═════ Task data
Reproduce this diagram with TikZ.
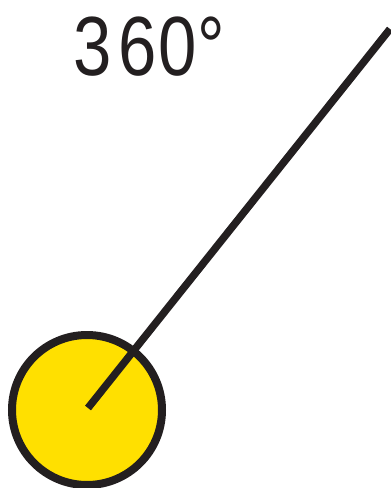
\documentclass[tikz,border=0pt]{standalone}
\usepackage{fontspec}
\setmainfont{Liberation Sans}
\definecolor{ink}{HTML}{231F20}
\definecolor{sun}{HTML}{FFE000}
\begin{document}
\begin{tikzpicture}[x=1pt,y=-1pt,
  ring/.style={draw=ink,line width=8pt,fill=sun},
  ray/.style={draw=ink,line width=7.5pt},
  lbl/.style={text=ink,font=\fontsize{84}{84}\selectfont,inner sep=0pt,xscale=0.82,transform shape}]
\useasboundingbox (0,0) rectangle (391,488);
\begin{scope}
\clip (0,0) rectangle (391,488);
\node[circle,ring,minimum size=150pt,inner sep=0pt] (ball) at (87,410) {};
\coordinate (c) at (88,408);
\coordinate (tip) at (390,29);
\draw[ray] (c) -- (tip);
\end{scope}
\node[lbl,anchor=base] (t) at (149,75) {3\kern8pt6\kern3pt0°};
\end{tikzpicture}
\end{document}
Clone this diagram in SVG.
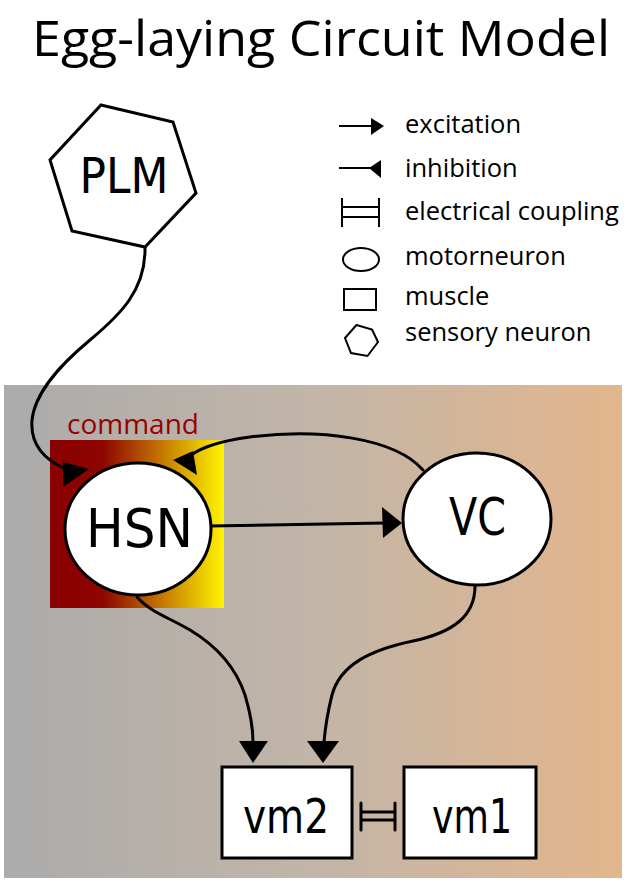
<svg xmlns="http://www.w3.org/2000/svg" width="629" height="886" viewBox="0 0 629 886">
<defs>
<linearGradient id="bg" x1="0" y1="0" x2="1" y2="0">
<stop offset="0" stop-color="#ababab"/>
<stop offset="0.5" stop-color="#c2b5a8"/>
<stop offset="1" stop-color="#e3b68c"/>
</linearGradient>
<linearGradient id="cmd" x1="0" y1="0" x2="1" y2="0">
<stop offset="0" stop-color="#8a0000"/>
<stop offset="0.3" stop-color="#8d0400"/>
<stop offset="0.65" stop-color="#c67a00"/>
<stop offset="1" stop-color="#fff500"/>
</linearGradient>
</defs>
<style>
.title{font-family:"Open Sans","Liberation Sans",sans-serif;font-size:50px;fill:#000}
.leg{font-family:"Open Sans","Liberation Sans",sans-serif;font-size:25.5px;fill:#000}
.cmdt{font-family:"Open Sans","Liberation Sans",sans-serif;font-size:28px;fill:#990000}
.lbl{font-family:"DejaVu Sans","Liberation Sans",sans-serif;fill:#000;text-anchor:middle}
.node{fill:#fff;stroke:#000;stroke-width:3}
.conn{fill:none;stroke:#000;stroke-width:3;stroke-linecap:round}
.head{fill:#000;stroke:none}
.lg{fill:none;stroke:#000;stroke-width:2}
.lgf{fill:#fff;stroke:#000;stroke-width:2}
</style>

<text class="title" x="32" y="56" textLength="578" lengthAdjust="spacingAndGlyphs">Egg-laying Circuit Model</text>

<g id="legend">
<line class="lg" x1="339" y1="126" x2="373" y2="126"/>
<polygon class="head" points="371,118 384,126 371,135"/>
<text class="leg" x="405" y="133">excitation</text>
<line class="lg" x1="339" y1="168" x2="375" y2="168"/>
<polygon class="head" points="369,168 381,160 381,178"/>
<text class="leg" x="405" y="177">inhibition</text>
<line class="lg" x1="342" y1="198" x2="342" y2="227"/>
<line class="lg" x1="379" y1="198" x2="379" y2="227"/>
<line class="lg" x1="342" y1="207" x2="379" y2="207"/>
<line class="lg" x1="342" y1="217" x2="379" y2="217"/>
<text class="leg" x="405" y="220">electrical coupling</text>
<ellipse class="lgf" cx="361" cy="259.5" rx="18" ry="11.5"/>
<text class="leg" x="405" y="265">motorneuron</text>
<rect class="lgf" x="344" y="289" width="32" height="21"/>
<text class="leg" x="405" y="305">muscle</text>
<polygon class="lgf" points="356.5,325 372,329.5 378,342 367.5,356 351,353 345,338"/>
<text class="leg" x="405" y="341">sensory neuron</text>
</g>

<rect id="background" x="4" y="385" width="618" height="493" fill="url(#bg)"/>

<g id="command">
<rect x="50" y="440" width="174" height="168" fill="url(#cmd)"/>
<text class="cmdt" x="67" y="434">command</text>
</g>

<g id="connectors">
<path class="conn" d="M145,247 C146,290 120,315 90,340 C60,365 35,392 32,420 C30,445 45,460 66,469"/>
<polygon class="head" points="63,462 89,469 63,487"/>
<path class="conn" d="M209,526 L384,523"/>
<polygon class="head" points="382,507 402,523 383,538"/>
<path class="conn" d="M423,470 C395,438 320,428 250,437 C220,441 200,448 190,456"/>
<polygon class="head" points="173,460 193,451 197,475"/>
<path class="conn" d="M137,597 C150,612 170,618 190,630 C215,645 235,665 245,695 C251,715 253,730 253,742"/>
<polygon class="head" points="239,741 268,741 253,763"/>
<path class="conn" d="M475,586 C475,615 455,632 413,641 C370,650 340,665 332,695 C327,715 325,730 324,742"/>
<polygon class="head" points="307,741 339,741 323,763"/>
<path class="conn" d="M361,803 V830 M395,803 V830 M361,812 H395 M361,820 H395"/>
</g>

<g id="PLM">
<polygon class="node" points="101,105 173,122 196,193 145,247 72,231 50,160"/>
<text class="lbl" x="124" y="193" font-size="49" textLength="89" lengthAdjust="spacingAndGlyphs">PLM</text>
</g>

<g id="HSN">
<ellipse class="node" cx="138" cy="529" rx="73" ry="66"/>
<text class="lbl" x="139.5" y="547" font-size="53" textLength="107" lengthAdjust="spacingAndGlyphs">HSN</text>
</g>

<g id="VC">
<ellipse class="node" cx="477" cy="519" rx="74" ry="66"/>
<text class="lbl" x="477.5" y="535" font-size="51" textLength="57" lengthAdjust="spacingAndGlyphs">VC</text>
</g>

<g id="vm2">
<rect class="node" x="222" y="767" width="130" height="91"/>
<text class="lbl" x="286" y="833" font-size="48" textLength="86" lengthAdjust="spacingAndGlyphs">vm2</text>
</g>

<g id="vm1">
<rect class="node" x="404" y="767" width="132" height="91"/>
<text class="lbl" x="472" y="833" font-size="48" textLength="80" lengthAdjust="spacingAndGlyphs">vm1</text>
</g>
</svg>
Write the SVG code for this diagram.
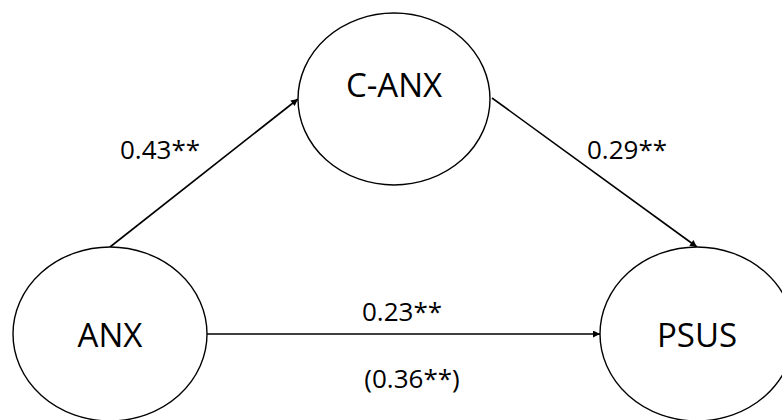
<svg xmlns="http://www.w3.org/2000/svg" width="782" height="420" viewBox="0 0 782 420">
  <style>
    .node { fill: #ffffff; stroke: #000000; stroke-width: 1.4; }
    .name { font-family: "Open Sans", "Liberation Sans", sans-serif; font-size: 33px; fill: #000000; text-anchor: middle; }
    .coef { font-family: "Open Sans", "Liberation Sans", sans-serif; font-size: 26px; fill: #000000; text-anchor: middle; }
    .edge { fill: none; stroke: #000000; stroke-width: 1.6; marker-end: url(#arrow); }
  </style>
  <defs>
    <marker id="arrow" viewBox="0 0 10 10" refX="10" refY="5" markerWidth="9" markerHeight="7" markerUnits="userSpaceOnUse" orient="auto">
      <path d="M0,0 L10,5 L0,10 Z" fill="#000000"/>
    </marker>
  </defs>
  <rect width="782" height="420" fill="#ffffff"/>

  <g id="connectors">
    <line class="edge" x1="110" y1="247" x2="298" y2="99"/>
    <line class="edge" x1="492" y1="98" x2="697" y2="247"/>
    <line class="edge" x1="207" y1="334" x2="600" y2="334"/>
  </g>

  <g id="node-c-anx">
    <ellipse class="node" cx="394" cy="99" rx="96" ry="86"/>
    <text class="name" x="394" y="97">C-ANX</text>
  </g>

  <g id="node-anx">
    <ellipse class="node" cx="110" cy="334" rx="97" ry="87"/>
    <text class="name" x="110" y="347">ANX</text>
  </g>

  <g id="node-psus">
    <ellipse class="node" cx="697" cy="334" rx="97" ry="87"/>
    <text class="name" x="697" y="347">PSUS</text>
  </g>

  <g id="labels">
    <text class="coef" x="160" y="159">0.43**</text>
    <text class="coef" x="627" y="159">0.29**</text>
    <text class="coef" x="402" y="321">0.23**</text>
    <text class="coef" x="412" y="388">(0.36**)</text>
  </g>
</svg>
══════════
- Goal
Copy the material above in full and exactly, skipping pictures.

- Response to this exercise
Reproduce this diagram with TikZ.
\documentclass[tikz,border=0pt]{standalone}
\usepackage{fontspec}
\setmainfont{Liberation Sans}
\definecolor{ink}{HTML}{231F20}
\definecolor{sun}{HTML}{FFE000}
\begin{document}
\begin{tikzpicture}[x=1pt,y=-1pt,
  ring/.style={draw=ink,line width=8pt,fill=sun},
  ray/.style={draw=ink,line width=7.5pt},
  lbl/.style={text=ink,font=\fontsize{84}{84}\selectfont,inner sep=0pt,xscale=0.82,transform shape}]
\useasboundingbox (0,0) rectangle (391,488);
\begin{scope}
\clip (0,0) rectangle (391,488);
\node[circle,ring,minimum size=150pt,inner sep=0pt] (ball) at (87,410) {};
\coordinate (c) at (88,408);
\coordinate (tip) at (390,29);
\draw[ray] (c) -- (tip);
\end{scope}
\node[lbl,anchor=base] (t) at (149,75) {3\kern8pt6\kern3pt0°};
\end{tikzpicture}
\end{document}
Clone this diagram in SVG.
<svg xmlns="http://www.w3.org/2000/svg" width="629" height="886" viewBox="0 0 629 886">
<defs>
<linearGradient id="bg" x1="0" y1="0" x2="1" y2="0">
<stop offset="0" stop-color="#ababab"/>
<stop offset="0.5" stop-color="#c2b5a8"/>
<stop offset="1" stop-color="#e3b68c"/>
</linearGradient>
<linearGradient id="cmd" x1="0" y1="0" x2="1" y2="0">
<stop offset="0" stop-color="#8a0000"/>
<stop offset="0.3" stop-color="#8d0400"/>
<stop offset="0.65" stop-color="#c67a00"/>
<stop offset="1" stop-color="#fff500"/>
</linearGradient>
</defs>
<style>
.title{font-family:"Open Sans","Liberation Sans",sans-serif;font-size:50px;fill:#000}
.leg{font-family:"Open Sans","Liberation Sans",sans-serif;font-size:25.5px;fill:#000}
.cmdt{font-family:"Open Sans","Liberation Sans",sans-serif;font-size:28px;fill:#990000}
.lbl{font-family:"DejaVu Sans","Liberation Sans",sans-serif;fill:#000;text-anchor:middle}
.node{fill:#fff;stroke:#000;stroke-width:3}
.conn{fill:none;stroke:#000;stroke-width:3;stroke-linecap:round}
.head{fill:#000;stroke:none}
.lg{fill:none;stroke:#000;stroke-width:2}
.lgf{fill:#fff;stroke:#000;stroke-width:2}
</style>

<text class="title" x="32" y="56" textLength="578" lengthAdjust="spacingAndGlyphs">Egg-laying Circuit Model</text>

<g id="legend">
<line class="lg" x1="339" y1="126" x2="373" y2="126"/>
<polygon class="head" points="371,118 384,126 371,135"/>
<text class="leg" x="405" y="133">excitation</text>
<line class="lg" x1="339" y1="168" x2="375" y2="168"/>
<polygon class="head" points="369,168 381,160 381,178"/>
<text class="leg" x="405" y="177">inhibition</text>
<line class="lg" x1="342" y1="198" x2="342" y2="227"/>
<line class="lg" x1="379" y1="198" x2="379" y2="227"/>
<line class="lg" x1="342" y1="207" x2="379" y2="207"/>
<line class="lg" x1="342" y1="217" x2="379" y2="217"/>
<text class="leg" x="405" y="220">electrical coupling</text>
<ellipse class="lgf" cx="361" cy="259.5" rx="18" ry="11.5"/>
<text class="leg" x="405" y="265">motorneuron</text>
<rect class="lgf" x="344" y="289" width="32" height="21"/>
<text class="leg" x="405" y="305">muscle</text>
<polygon class="lgf" points="356.5,325 372,329.5 378,342 367.5,356 351,353 345,338"/>
<text class="leg" x="405" y="341">sensory neuron</text>
</g>

<rect id="background" x="4" y="385" width="618" height="493" fill="url(#bg)"/>

<g id="command">
<rect x="50" y="440" width="174" height="168" fill="url(#cmd)"/>
<text class="cmdt" x="67" y="434">command</text>
</g>

<g id="connectors">
<path class="conn" d="M145,247 C146,290 120,315 90,340 C60,365 35,392 32,420 C30,445 45,460 66,469"/>
<polygon class="head" points="63,462 89,469 63,487"/>
<path class="conn" d="M209,526 L384,523"/>
<polygon class="head" points="382,507 402,523 383,538"/>
<path class="conn" d="M423,470 C395,438 320,428 250,437 C220,441 200,448 190,456"/>
<polygon class="head" points="173,460 193,451 197,475"/>
<path class="conn" d="M137,597 C150,612 170,618 190,630 C215,645 235,665 245,695 C251,715 253,730 253,742"/>
<polygon class="head" points="239,741 268,741 253,763"/>
<path class="conn" d="M475,586 C475,615 455,632 413,641 C370,650 340,665 332,695 C327,715 325,730 324,742"/>
<polygon class="head" points="307,741 339,741 323,763"/>
<path class="conn" d="M361,803 V830 M395,803 V830 M361,812 H395 M361,820 H395"/>
</g>

<g id="PLM">
<polygon class="node" points="101,105 173,122 196,193 145,247 72,231 50,160"/>
<text class="lbl" x="124" y="193" font-size="49" textLength="89" lengthAdjust="spacingAndGlyphs">PLM</text>
</g>

<g id="HSN">
<ellipse class="node" cx="138" cy="529" rx="73" ry="66"/>
<text class="lbl" x="139.5" y="547" font-size="53" textLength="107" lengthAdjust="spacingAndGlyphs">HSN</text>
</g>

<g id="VC">
<ellipse class="node" cx="477" cy="519" rx="74" ry="66"/>
<text class="lbl" x="477.5" y="535" font-size="51" textLength="57" lengthAdjust="spacingAndGlyphs">VC</text>
</g>

<g id="vm2">
<rect class="node" x="222" y="767" width="130" height="91"/>
<text class="lbl" x="286" y="833" font-size="48" textLength="86" lengthAdjust="spacingAndGlyphs">vm2</text>
</g>

<g id="vm1">
<rect class="node" x="404" y="767" width="132" height="91"/>
<text class="lbl" x="472" y="833" font-size="48" textLength="80" lengthAdjust="spacingAndGlyphs">vm1</text>
</g>
</svg>
Write the SVG code for this diagram.
<svg xmlns="http://www.w3.org/2000/svg" width="782" height="420" viewBox="0 0 782 420">
  <style>
    .node { fill: #ffffff; stroke: #000000; stroke-width: 1.4; }
    .name { font-family: "Open Sans", "Liberation Sans", sans-serif; font-size: 33px; fill: #000000; text-anchor: middle; }
    .coef { font-family: "Open Sans", "Liberation Sans", sans-serif; font-size: 26px; fill: #000000; text-anchor: middle; }
    .edge { fill: none; stroke: #000000; stroke-width: 1.6; marker-end: url(#arrow); }
  </style>
  <defs>
    <marker id="arrow" viewBox="0 0 10 10" refX="10" refY="5" markerWidth="9" markerHeight="7" markerUnits="userSpaceOnUse" orient="auto">
      <path d="M0,0 L10,5 L0,10 Z" fill="#000000"/>
    </marker>
  </defs>
  <rect width="782" height="420" fill="#ffffff"/>

  <g id="connectors">
    <line class="edge" x1="110" y1="247" x2="298" y2="99"/>
    <line class="edge" x1="492" y1="98" x2="697" y2="247"/>
    <line class="edge" x1="207" y1="334" x2="600" y2="334"/>
  </g>

  <g id="node-c-anx">
    <ellipse class="node" cx="394" cy="99" rx="96" ry="86"/>
    <text class="name" x="394" y="97">C-ANX</text>
  </g>

  <g id="node-anx">
    <ellipse class="node" cx="110" cy="334" rx="97" ry="87"/>
    <text class="name" x="110" y="347">ANX</text>
  </g>

  <g id="node-psus">
    <ellipse class="node" cx="697" cy="334" rx="97" ry="87"/>
    <text class="name" x="697" y="347">PSUS</text>
  </g>

  <g id="labels">
    <text class="coef" x="160" y="159">0.43**</text>
    <text class="coef" x="627" y="159">0.29**</text>
    <text class="coef" x="402" y="321">0.23**</text>
    <text class="coef" x="412" y="388">(0.36**)</text>
  </g>
</svg>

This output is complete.